Monday 12 July 2010

The Web in Turbulent Times


This week it's the Institutional Web Management Workshop (IWMW2010) which we're proud to be hosting here at Sheffield. It's taking place in our new conference facilities at The Edge, with all technical support provided by our department. The network team are making sure the wireless facilities will cope - with over 170 delegates, many with more than one device - we've put in extra access points to up the number of connections we can cope with. The IT Support team are on hand to make sure people can connect OK to eduroam - they had a steady stream of people to help, mainly those running XP or where their host institution hadn't configured eduroam in the same way we have - aka correctly :-).

The web team had created the web pages, including an interactive map of local pubs and places of interest (mainly pubs). Technical services had set up the live video stream, including keeping an eye on server and network capacity as we peaked at 93 connections today. And last, but definitely not least, our teaching technologies team had set up all of the AV equipment, including twitterwalls on the plasma screens, cameras, microphones and lecture capture software to record the sessions. A good team effort, and everything worked well on the first day - thanks to everyone involved.

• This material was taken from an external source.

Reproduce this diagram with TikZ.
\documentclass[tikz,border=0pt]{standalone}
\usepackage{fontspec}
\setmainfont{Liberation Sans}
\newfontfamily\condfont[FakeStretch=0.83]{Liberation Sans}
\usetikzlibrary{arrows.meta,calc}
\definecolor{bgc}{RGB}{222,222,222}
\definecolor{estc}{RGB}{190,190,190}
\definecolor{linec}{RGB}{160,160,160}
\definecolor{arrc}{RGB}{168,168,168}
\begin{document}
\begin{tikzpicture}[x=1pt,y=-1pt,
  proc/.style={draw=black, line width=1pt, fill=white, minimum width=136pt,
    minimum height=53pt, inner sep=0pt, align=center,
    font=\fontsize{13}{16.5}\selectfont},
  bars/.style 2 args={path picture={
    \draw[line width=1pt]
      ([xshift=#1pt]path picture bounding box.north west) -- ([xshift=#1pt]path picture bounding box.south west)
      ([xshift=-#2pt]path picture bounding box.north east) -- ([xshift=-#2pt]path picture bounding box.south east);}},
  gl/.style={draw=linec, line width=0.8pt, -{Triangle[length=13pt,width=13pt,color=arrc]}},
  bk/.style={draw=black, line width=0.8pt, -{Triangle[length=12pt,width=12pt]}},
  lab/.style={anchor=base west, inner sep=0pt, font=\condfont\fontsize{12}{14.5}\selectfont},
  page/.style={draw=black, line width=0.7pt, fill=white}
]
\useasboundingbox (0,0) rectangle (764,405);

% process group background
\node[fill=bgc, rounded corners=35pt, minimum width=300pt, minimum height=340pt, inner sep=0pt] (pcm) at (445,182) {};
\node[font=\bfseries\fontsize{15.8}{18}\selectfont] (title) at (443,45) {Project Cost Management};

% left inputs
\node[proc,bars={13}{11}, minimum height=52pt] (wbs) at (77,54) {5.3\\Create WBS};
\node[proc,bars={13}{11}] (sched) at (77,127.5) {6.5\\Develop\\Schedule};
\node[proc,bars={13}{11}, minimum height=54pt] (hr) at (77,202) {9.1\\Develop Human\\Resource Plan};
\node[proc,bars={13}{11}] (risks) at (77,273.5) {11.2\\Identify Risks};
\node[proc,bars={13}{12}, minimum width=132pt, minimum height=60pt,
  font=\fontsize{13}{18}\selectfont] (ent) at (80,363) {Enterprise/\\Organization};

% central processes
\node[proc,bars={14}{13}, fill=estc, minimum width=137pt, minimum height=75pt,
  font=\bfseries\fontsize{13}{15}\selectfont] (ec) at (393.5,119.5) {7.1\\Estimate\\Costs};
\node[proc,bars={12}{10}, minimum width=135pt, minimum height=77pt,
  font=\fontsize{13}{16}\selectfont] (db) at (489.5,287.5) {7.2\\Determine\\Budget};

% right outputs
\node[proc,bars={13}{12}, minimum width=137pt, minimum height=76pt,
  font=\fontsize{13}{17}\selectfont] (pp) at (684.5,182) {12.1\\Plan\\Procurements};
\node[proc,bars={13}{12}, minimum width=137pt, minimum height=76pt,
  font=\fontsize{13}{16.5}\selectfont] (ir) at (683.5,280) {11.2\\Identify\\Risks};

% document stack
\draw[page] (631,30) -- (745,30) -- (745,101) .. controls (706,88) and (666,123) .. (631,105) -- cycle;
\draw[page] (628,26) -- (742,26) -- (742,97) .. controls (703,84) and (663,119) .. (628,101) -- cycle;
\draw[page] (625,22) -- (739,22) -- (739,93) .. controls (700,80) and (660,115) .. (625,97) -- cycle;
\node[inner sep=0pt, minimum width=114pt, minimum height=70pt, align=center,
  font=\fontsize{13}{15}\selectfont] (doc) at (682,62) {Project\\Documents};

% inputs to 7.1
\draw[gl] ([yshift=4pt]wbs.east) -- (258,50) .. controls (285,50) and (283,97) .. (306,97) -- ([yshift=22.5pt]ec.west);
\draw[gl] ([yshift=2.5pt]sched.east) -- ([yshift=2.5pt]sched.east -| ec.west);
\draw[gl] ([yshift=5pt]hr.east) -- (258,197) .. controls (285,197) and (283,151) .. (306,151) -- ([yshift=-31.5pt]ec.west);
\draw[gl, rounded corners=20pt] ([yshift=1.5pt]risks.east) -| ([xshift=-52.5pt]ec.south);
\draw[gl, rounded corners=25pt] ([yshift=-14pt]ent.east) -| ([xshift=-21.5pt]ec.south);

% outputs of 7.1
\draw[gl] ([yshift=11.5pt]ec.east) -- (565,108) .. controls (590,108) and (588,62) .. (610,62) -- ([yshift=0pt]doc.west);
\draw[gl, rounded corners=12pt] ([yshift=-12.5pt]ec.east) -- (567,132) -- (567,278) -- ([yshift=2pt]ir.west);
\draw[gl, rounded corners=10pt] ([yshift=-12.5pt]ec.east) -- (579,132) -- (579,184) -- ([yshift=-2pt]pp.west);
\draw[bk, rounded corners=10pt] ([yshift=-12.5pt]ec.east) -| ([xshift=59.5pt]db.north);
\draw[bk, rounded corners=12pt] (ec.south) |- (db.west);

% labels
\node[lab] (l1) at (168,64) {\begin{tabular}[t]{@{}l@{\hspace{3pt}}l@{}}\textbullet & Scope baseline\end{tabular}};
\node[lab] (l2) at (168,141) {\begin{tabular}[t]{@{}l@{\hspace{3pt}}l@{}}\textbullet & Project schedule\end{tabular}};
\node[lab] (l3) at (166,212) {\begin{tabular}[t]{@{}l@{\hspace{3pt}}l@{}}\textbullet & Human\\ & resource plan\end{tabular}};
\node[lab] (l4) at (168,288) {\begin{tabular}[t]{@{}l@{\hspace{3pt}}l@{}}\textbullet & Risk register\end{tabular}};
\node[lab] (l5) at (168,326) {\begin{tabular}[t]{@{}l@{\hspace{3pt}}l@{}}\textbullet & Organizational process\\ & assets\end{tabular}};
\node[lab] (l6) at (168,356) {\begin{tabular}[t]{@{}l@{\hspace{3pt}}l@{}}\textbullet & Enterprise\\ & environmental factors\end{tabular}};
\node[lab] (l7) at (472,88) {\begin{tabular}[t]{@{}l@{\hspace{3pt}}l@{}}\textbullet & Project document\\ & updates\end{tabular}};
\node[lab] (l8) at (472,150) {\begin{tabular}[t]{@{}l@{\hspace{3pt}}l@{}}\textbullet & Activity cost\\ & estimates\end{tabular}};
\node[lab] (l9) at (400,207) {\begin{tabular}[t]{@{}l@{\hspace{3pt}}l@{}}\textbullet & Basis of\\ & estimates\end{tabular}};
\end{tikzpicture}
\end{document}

I was there to give the opening plenary session - the theme of the conference is The Web in Turbulent Times, and I decided to set the scene by giving a personal view as an IT director of what I thought the turbulent times were, and how they might affect the way we operate. The problem I had with writing it was deciding what challenges to include and what to leave out, but hope it ended up a a reasonably balanced viewpoint.

As well as being streamed live, all the plenary talks, including mine, are available here soon after they've finished.

1 comment:

David said...

I enjoyed your talk Chris. Getting our heads into the clouds (sorry for the pun) is worth considering on many levels. Shared services for us should mean our own clouds, mainly because I believe we can do for less cost.